Girls is not being written in real-time, but the turnaround from its debut season to the episodes currently airing has been speedy enough that Dunham - its chief writer and frequent director - has regularly, if occasionally obtusely, addressed criticism of the show within its storylines. Hannah's physicality is front and centre, and it's hard to imagine that “One Man's Trash” had absolutely nothing to do with the (frequent) criticism of Dunham as “ugly”.

(On the surface of it, yes, Dunham may be shorter and fatter, relatively speaking, than most Hollywood actors but I find it hard to comprehend a mindset in which her cherubic face and doe eyes could possibly be considered “ugly”.)

But the pairing of Hannah and Joshua and it's possible “odd couple” aspects is possibly the least interesting thing about “One Man's Trash”. I'm with Vulture's Matt Soller Zeitz, who said of the imagined "omg could IRL Hannah pull a hot dude??" quandary: “That's a great question, if you're boring.”

The fantasy angle didn't even occur to me; I was too busy being stunned by the episode's exploration of the heavy intimacy that can occur in the strangest, most fleeting situations. Sometimes we open up - emotionally, sexually - more in brief affairs precisely because we know it's a dead-end. (I once spent a night with an ordinarily taciturn man who was so horrified by how emotionally frank he'd been with me over the course of eight hours or so of conversation that he literally ran out the door when the sun came up.)

It was wonderful to see Hannah (who has, for most of the show, played a willing if confused partner to the not at all sexually generous Adam) take charge of her sexual experience and insist that Joshua “make [her] come” instead of doling out the blowjob he was, if not expecting, then certainly hoping for. And it was even more astounding to see him comply, the scene shot in an unwavering zoom on their faces.

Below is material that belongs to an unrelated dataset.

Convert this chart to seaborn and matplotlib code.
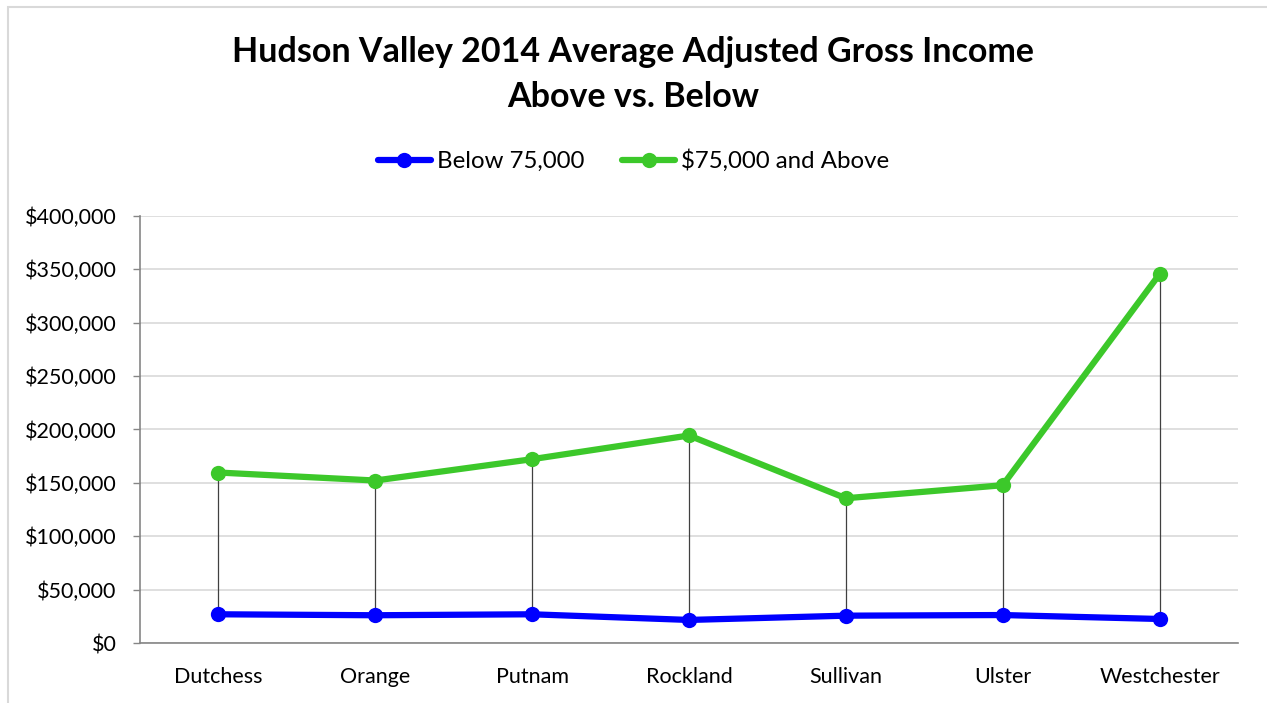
import numpy as np
import pandas as pd
import matplotlib
matplotlib.use('Agg')
import matplotlib.pyplot as plt
import matplotlib.ticker as mticker
from matplotlib.patches import Rectangle
import seaborn as sns

counties = ['Dutchess', 'Orange', 'Putnam', 'Rockland', 'Sullivan', 'Ulster', 'Westchester']
below_75k = [26900, 26000, 26900, 21600, 25600, 26200, 22500]
above_75k = [159700, 152200, 172200, 194400, 135600, 147800, 345600]
series_names = ['Below 75,000', '$75,000 and Above']
series_colors = ['#0000ff', '#3cc82a']
y_ticks = [0, 50000, 100000, 150000, 200000, 250000, 300000, 350000, 400000]

sns.set_style('white')
plt.rcParams['font.family'] = ['Lato', 'DejaVu Sans']
plt.rcParams['text.color'] = 'black'
plt.rcParams['xtick.labelcolor'] = 'black'
plt.rcParams['ytick.labelcolor'] = 'black'

df = pd.DataFrame({
    'county': counties * 2,
    'income': below_75k + above_75k,
    'group': [series_names[0]] * len(counties) + [series_names[1]] * len(counties),
})

fig = plt.figure(figsize=(12.67, 7.03), dpi=100)
ax = fig.add_axes([140 / 1267, 1 - 643 / 703, (1238 - 140) / 1267, (643 - 216) / 703])

# high-low lines between the two series
xpos = np.arange(len(counties))
ax.vlines(xpos, below_75k, above_75k, color='#404040', lw=0.9, zorder=2)

sns.lineplot(data=df, x='county', y='income', hue='group', hue_order=series_names,
             palette=series_colors, marker='o', markersize=11, markeredgewidth=0,
             linewidth=4.5, sort=False, ax=ax, zorder=3)

ax.set_xlim(-0.5, len(counties) - 0.5)
ax.set_ylim(0, 400000)
ax.set_yticks(y_ticks)
ax.yaxis.set_major_formatter(mticker.FuncFormatter(lambda v, p: '${:,.0f}'.format(v)))
ax.set_xticks(xpos)
ax.set_xticklabels(counties)
ax.set_xticks(np.arange(-0.5, len(counties)), minor=True)
ax.tick_params(axis='x', which='major', length=0, pad=17, labelsize=15.5)
ax.tick_params(axis='x', which='minor', length=9, color='#868686', width=1, direction='out')
ax.tick_params(axis='y', length=5, color='#868686', width=1, direction='out', labelsize=15.5, pad=12, left=True)
ax.set_xlabel('')
ax.set_ylabel('')
ax.grid(axis='y', color='#d9d9d9', lw=1.2)
ax.set_axisbelow(True)
for s in ['top', 'right']:
    ax.spines[s].set_visible(False)
for s in ['left', 'bottom']:
    ax.spines[s].set_color('#868686')
    ax.spines[s].set_linewidth(1.2)

leg = ax.legend(loc='center', bbox_to_anchor=(0.5, (703 - 161) / 703), bbox_transform=fig.transFigure,
                ncol=2, frameon=False, fontsize=17.3, handlelength=2.2, columnspacing=1.6,
                handletextpad=0.25)

fig.text(0.5, 1 - 52 / 703, 'Hudson Valley 2014 Average Adjusted Gross Income',
         ha='center', va='center', fontsize=24.5, fontweight='bold')
fig.text(0.5, 1 - 97 / 703, 'Above vs. Below',
         ha='center', va='center', fontsize=24.5, fontweight='bold')

# chart area border
fig.patches.append(Rectangle((8 / 1267, -0.05), 1.1, 1 - 7 / 703 + 0.05, transform=fig.transFigure,
                             fill=False, edgecolor='#d9d9d9', lw=1.5))

fig.savefig('out.png', dpi=100)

In a far less infuriating recap of the episode than Slate's Statler & Waldorf efforts, The New Yorker's Emily Nussbaum nailed (as it were) why the sex felt so important: “This short, potent sequence was a departure from any sex we've seen so far on Girls, because it wasn't played for laughs. It stood in contrast with the first-season scene of Marnie rolling her eyes at her attentive boyfriend, and also with the second-season scene of Marnie getting slammed into the starfish position by a pretentious, detached lover (and maybe enjoying the novelty, since he demands nothing). In fact, the Hannah/Josh scene was so intimate that it felt invasive: raw and odd and tender.”

And, incredible though it may seem to some, raw and odd and tender intimacy sometimes happens between people who don't appear - on the surface of it - to be well suited, either because of age, social standing or any number of other variables.

For me, the most stunning moment of “One Man's Trash” was when - after an idyllic few days with Joshua - Hannah finally realised what she wanted, but could only wrap the realisation in shame: “Please don't tell anyone this, but I want to be happy.” And then, even more devastatingly, as Slate's Hannah Rosin said, the moment where reality sets in and Hannah becomes the young woman we're used to - selfish yet lacking self-awareness - and Joshua “has to set his face to pretend that he isn't noticing or isn't disappointed that she has turned psycho”.

In other words, the sudden realisation - for both of them - that the dream weekend is over.

But the mere fact that Hannah doesn't look like Charlize Theron doesn't mean her dream weekend was “just a dream”. Everybody deserves pleasure, to be admired, and real intimacy - no matter what they look like.